**** Records for this task ****
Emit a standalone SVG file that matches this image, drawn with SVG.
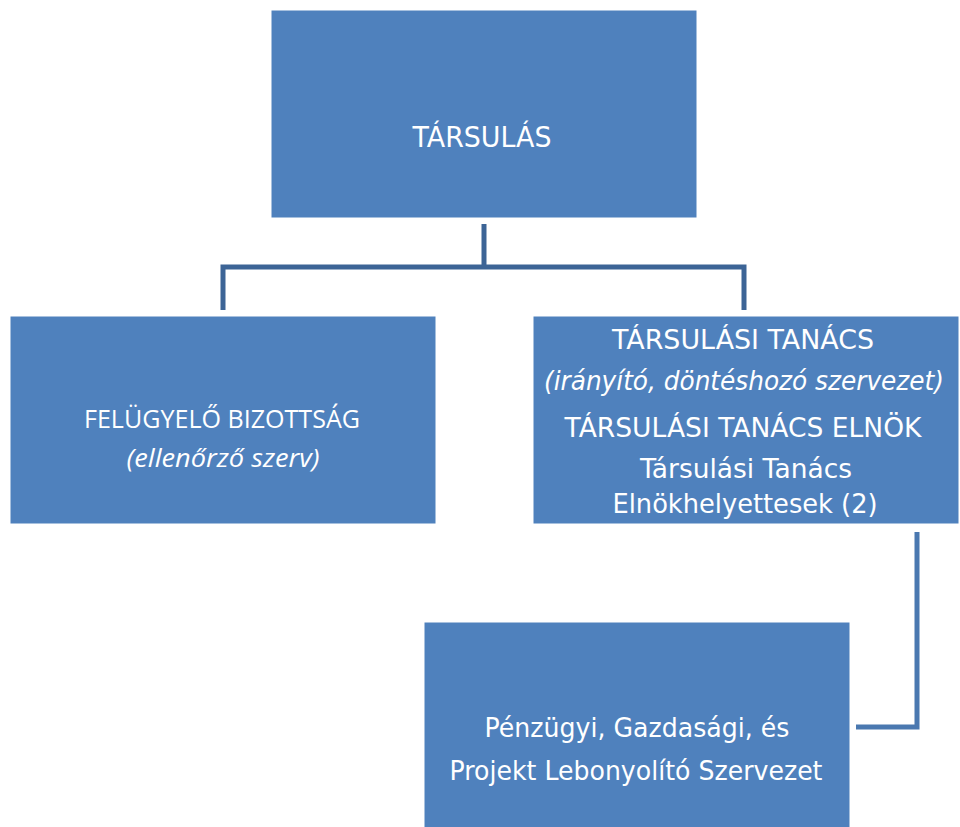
<svg xmlns="http://www.w3.org/2000/svg" width="960" height="827" viewBox="0 0 960 827">
<style>
.box{fill:#4F81BD;stroke:#FFFFFF;stroke-width:1}
.t{fill:#FFFFFF;font-family:"DejaVu Sans","Liberation Sans",sans-serif;text-anchor:middle}
.c{fill:#FFFFFF;font-family:"Open Sans","Liberation Sans",sans-serif;text-anchor:middle}
.conn{fill:none;stroke:#3C6496;stroke-width:5;stroke-linejoin:miter}
.conn2{fill:none;stroke:#4A78B0;stroke-width:5}
</style>
<rect width="960" height="827" fill="#FFFFFF"/>
<g id="connectors">
<path class="conn" d="M484,224 V267 M223,310 V267 H744 V310"/>
<path class="conn2" d="M917,532 V727 H856"/>
</g>
<g id="tarsulas">
<rect class="box" x="271" y="10" width="426" height="208"/>
<text class="t" x="482" y="147" font-size="29" textLength="139" lengthAdjust="spacingAndGlyphs">TÁRSULÁS</text>
</g>
<g id="felugyelo">
<rect class="box" x="10" y="316" width="426" height="208"/>
<text class="c" x="222" y="428" font-size="25" textLength="276" lengthAdjust="spacingAndGlyphs">FELÜGYELŐ BIZOTTSÁG</text>
<text class="c" x="223" y="467" font-size="25" font-style="italic" textLength="193" lengthAdjust="spacingAndGlyphs">(ellenőrző szerv)</text>
</g>
<g id="tanacs">
<rect class="box" x="533" y="316" width="426" height="208"/>
<text class="t" x="743" y="349" font-size="27" textLength="262" lengthAdjust="spacingAndGlyphs">TÁRSULÁSI TANÁCS</text>
<text class="t" x="744" y="390" font-size="26" font-style="italic" textLength="400" lengthAdjust="spacingAndGlyphs">(irányító, döntéshozó szervezet)</text>
<text class="t" x="743" y="437" font-size="27" textLength="357" lengthAdjust="spacingAndGlyphs">TÁRSULÁSI TANÁCS ELNÖK</text>
<text class="t" x="746" y="478" font-size="27" textLength="212" lengthAdjust="spacingAndGlyphs">Társulási Tanács</text>
<text class="t" x="745" y="513" font-size="27" textLength="265" lengthAdjust="spacingAndGlyphs">Elnökhelyettesek (2)</text>
</g>
<g id="penzugyi">
<rect class="box" x="424" y="622" width="426" height="210"/>
<text class="t" x="637" y="737" font-size="27" textLength="305" lengthAdjust="spacingAndGlyphs">Pénzügyi, Gazdasági, és</text>
<text class="t" x="636" y="780" font-size="27" textLength="373" lengthAdjust="spacingAndGlyphs">Projekt Lebonyolító Szervezet</text>
</g>
</svg>
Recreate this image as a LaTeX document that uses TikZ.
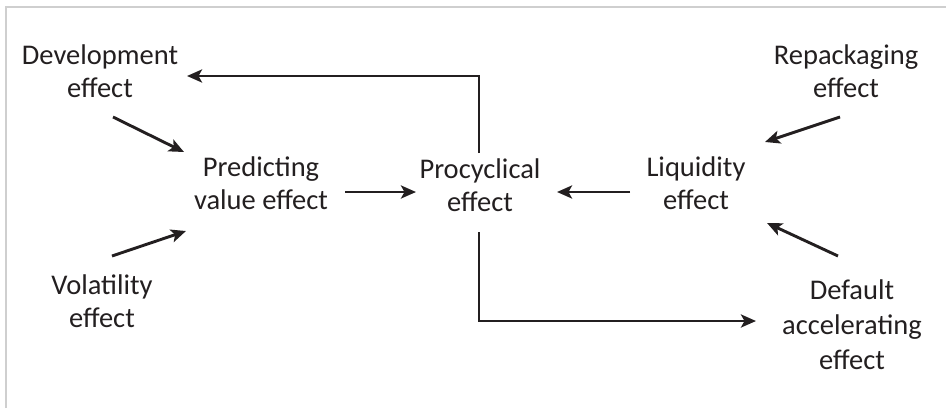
****
> **Task objective**
Copy the whole listing above word for word but do not carry over the pictures.

> **Answer**
Emit a standalone SVG file that matches this image, drawn with SVG.
<svg xmlns="http://www.w3.org/2000/svg" width="960" height="827" viewBox="0 0 960 827">
<style>
.box{fill:#4F81BD;stroke:#FFFFFF;stroke-width:1}
.t{fill:#FFFFFF;font-family:"DejaVu Sans","Liberation Sans",sans-serif;text-anchor:middle}
.c{fill:#FFFFFF;font-family:"Open Sans","Liberation Sans",sans-serif;text-anchor:middle}
.conn{fill:none;stroke:#3C6496;stroke-width:5;stroke-linejoin:miter}
.conn2{fill:none;stroke:#4A78B0;stroke-width:5}
</style>
<rect width="960" height="827" fill="#FFFFFF"/>
<g id="connectors">
<path class="conn" d="M484,224 V267 M223,310 V267 H744 V310"/>
<path class="conn2" d="M917,532 V727 H856"/>
</g>
<g id="tarsulas">
<rect class="box" x="271" y="10" width="426" height="208"/>
<text class="t" x="482" y="147" font-size="29" textLength="139" lengthAdjust="spacingAndGlyphs">TÁRSULÁS</text>
</g>
<g id="felugyelo">
<rect class="box" x="10" y="316" width="426" height="208"/>
<text class="c" x="222" y="428" font-size="25" textLength="276" lengthAdjust="spacingAndGlyphs">FELÜGYELŐ BIZOTTSÁG</text>
<text class="c" x="223" y="467" font-size="25" font-style="italic" textLength="193" lengthAdjust="spacingAndGlyphs">(ellenőrző szerv)</text>
</g>
<g id="tanacs">
<rect class="box" x="533" y="316" width="426" height="208"/>
<text class="t" x="743" y="349" font-size="27" textLength="262" lengthAdjust="spacingAndGlyphs">TÁRSULÁSI TANÁCS</text>
<text class="t" x="744" y="390" font-size="26" font-style="italic" textLength="400" lengthAdjust="spacingAndGlyphs">(irányító, döntéshozó szervezet)</text>
<text class="t" x="743" y="437" font-size="27" textLength="357" lengthAdjust="spacingAndGlyphs">TÁRSULÁSI TANÁCS ELNÖK</text>
<text class="t" x="746" y="478" font-size="27" textLength="212" lengthAdjust="spacingAndGlyphs">Társulási Tanács</text>
<text class="t" x="745" y="513" font-size="27" textLength="265" lengthAdjust="spacingAndGlyphs">Elnökhelyettesek (2)</text>
</g>
<g id="penzugyi">
<rect class="box" x="424" y="622" width="426" height="210"/>
<text class="t" x="637" y="737" font-size="27" textLength="305" lengthAdjust="spacingAndGlyphs">Pénzügyi, Gazdasági, és</text>
<text class="t" x="636" y="780" font-size="27" textLength="373" lengthAdjust="spacingAndGlyphs">Projekt Lebonyolító Szervezet</text>
</g>
</svg>
Recreate this image as a LaTeX document that uses TikZ.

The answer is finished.